■ **BRIEF**: Retype the whole listing, please, keeping every line exact and dropping the pictures.
===== DATA PROVIDED
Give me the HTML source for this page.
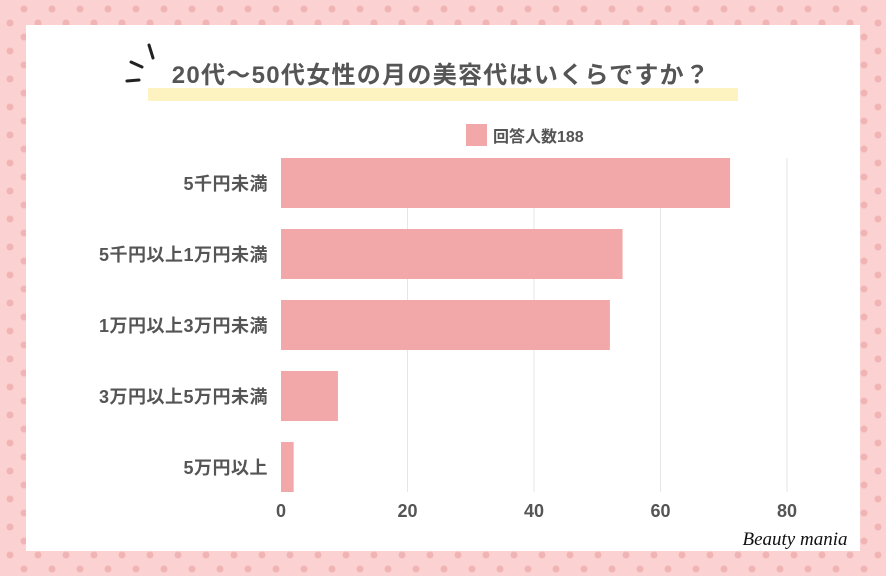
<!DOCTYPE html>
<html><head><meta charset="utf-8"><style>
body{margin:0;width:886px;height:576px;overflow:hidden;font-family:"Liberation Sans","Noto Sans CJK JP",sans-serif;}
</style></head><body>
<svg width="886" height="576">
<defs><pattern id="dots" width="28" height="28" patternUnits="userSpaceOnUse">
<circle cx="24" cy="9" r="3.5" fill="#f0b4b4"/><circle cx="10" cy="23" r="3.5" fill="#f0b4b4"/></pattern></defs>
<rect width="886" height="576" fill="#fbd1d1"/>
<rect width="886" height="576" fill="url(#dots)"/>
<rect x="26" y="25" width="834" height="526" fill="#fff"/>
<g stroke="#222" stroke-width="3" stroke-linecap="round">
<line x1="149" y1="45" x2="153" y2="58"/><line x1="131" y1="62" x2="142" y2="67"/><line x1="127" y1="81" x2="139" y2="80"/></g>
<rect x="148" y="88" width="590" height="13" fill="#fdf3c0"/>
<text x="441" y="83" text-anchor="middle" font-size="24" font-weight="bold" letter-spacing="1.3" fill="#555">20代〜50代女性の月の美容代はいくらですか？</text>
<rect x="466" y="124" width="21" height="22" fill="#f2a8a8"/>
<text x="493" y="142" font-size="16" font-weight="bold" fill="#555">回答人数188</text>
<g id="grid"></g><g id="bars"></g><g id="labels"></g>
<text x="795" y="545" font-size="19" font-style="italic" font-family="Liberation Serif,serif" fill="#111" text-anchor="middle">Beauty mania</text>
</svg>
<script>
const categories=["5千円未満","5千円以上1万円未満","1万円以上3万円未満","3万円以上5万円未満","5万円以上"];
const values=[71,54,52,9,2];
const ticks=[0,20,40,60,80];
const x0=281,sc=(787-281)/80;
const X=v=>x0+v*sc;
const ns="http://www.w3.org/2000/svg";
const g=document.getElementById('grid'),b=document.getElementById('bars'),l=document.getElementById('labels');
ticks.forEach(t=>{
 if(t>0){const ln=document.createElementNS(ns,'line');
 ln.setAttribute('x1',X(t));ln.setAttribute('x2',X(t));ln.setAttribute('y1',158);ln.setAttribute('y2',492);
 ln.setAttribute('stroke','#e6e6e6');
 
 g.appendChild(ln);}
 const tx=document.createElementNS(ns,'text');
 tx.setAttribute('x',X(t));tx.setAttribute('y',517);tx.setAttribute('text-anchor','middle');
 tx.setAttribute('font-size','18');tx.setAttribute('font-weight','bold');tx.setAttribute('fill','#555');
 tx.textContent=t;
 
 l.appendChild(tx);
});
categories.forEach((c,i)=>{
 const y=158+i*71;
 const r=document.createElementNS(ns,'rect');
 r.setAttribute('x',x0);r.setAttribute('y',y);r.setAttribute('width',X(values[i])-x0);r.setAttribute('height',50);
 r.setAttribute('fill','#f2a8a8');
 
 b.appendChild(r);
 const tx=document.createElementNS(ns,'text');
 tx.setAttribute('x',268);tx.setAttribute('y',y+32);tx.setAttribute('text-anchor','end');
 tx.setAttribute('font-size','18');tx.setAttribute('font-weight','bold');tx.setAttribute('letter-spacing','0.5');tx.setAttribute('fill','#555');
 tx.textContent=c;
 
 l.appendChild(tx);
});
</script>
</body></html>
==========
■ **ANSWER TO THE PROBLEM**:
Give me the HTML source for this page.
<!DOCTYPE html>
<html><head><meta charset="utf-8"><style>
body{margin:0;width:886px;height:576px;overflow:hidden;font-family:"Liberation Sans","Noto Sans CJK JP",sans-serif;}
</style></head><body>
<svg width="886" height="576">
<defs><pattern id="dots" width="28" height="28" patternUnits="userSpaceOnUse">
<circle cx="24" cy="9" r="3.5" fill="#f0b4b4"/><circle cx="10" cy="23" r="3.5" fill="#f0b4b4"/></pattern></defs>
<rect width="886" height="576" fill="#fbd1d1"/>
<rect width="886" height="576" fill="url(#dots)"/>
<rect x="26" y="25" width="834" height="526" fill="#fff"/>
<g stroke="#222" stroke-width="3" stroke-linecap="round">
<line x1="149" y1="45" x2="153" y2="58"/><line x1="131" y1="62" x2="142" y2="67"/><line x1="127" y1="81" x2="139" y2="80"/></g>
<rect x="148" y="88" width="590" height="13" fill="#fdf3c0"/>
<text x="441" y="83" text-anchor="middle" font-size="24" font-weight="bold" letter-spacing="1.3" fill="#555">20代〜50代女性の月の美容代はいくらですか？</text>
<rect x="466" y="124" width="21" height="22" fill="#f2a8a8"/>
<text x="493" y="142" font-size="16" font-weight="bold" fill="#555">回答人数188</text>
<g id="grid"></g><g id="bars"></g><g id="labels"></g>
<text x="795" y="545" font-size="19" font-style="italic" font-family="Liberation Serif,serif" fill="#111" text-anchor="middle">Beauty mania</text>
</svg>
<script>
const categories=["5千円未満","5千円以上1万円未満","1万円以上3万円未満","3万円以上5万円未満","5万円以上"];
const values=[71,54,52,9,2];
const ticks=[0,20,40,60,80];
const x0=281,sc=(787-281)/80;
const X=v=>x0+v*sc;
const ns="http://www.w3.org/2000/svg";
const g=document.getElementById('grid'),b=document.getElementById('bars'),l=document.getElementById('labels');
ticks.forEach(t=>{
 if(t>0){const ln=document.createElementNS(ns,'line');
 ln.setAttribute('x1',X(t));ln.setAttribute('x2',X(t));ln.setAttribute('y1',158);ln.setAttribute('y2',492);
 ln.setAttribute('stroke','#e6e6e6');
 
 g.appendChild(ln);}
 const tx=document.createElementNS(ns,'text');
 tx.setAttribute('x',X(t));tx.setAttribute('y',517);tx.setAttribute('text-anchor','middle');
 tx.setAttribute('font-size','18');tx.setAttribute('font-weight','bold');tx.setAttribute('fill','#555');
 tx.textContent=t;
 
 l.appendChild(tx);
});
categories.forEach((c,i)=>{
 const y=158+i*71;
 const r=document.createElementNS(ns,'rect');
 r.setAttribute('x',x0);r.setAttribute('y',y);r.setAttribute('width',X(values[i])-x0);r.setAttribute('height',50);
 r.setAttribute('fill','#f2a8a8');
 
 b.appendChild(r);
 const tx=document.createElementNS(ns,'text');
 tx.setAttribute('x',268);tx.setAttribute('y',y+32);tx.setAttribute('text-anchor','end');
 tx.setAttribute('font-size','18');tx.setAttribute('font-weight','bold');tx.setAttribute('letter-spacing','0.5');tx.setAttribute('fill','#555');
 tx.textContent=c;
 
 l.appendChild(tx);
});
</script>
</body></html>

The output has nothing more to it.